Ratios are used to compare values. If the numerator and the denominator of a ratio are equal, the ratio is 1. Ratios greater than 1 indicate that the numerator is larger and ratios between 1 and 0 indicate that the numerator is smaller.

A risk ratio (or relative risk) compares two probabilities. You have to think out what the ratio means from the way that table is set up and how the ratio is calculated.

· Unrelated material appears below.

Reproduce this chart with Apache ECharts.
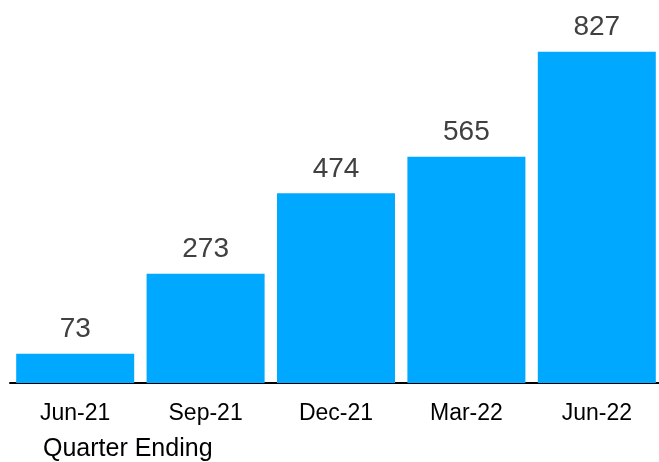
<!DOCTYPE html>
<html>
<head>
<meta charset="utf-8">
<script src="https://cdn.jsdelivr.net/npm/echarts@6/dist/echarts.min.js"></script>
<style>
html, body { margin: 0; padding: 0; background: #fff; }
#chart { width: 659px; height: 462px; }
</style>
</head>
<body>
<div id="chart"></div>
<script>
var quarters = ['Jun-21', 'Sep-21', 'Dec-21', 'Mar-22', 'Jun-22'];
var values = [73, 273, 474, 565, 827];
var axisTitle = 'Quarter Ending';

var myChart = echarts.init(document.getElementById('chart'));
var option = {
	animation: false,
	title: {
		text: axisTitle,
		left: 38,
		top: 432,
		textStyle: {
			fontFamily: 'Liberation Sans, Arial, sans-serif',
			fontSize: 25,
			fontWeight: 'normal',
			color: '#000'
		}
	},
	grid: {
		left: 10,
		width: 652,
		top: 22.5,
		bottom: 79,
		outerBoundsMode: 'none'
	},
	xAxis: {
		type: 'category',
		data: quarters,
		axisLine: {
			show: true,
			lineStyle: { color: '#000', width: 2 }
		},
		axisTick: { show: false },
		axisLabel: {
			margin: 19,
			fontFamily: 'Liberation Sans, Arial, sans-serif',
			fontSize: 23,
			color: '#000'
		}
	},
	yAxis: {
		type: 'value',
		min: 0,
		max: 900,
		show: false,
		splitLine: { show: false }
	},
	series: [{
		type: 'bar',
		data: values,
		barCategoryGap: '9.5%',
		itemStyle: { color: '#00a8ff' },
		label: {
			show: true,
			position: 'top',
			distance: 10,
			fontFamily: 'Liberation Sans, Arial, sans-serif',
			fontSize: 28,
			color: '#404040'
		}
	}]
};
myChart.setOption(option);
</script>
</body>
</html>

For our data, the independent variable, “I smile/I don’t smile” is in the rows so the risk for “I smile” is compared to the risk for “I don’t smile.” The risk is that, given what I do, will they smile back. The probabilities again is 62% that, if I smile, they will smile back, and 25% that, if I don’t smile, they will smile back. So, if the null hypothesis is that, it doesn’t matter whether I smile or not, the risk ratio is 0.62/0.25 or 2.48. That means that people exposed to my smile has a 2.48 times greater risk of smiling back.

Of course, you can look at either the relative risk that they smile back, or the relative risk that they don’t. For the latter case, the relative risk is 0.5.

These are relative risks for a cohort study. In a cohort study, a group of people is followed over time to see if, given that they were exposed to a condition, they developed a particular outcome.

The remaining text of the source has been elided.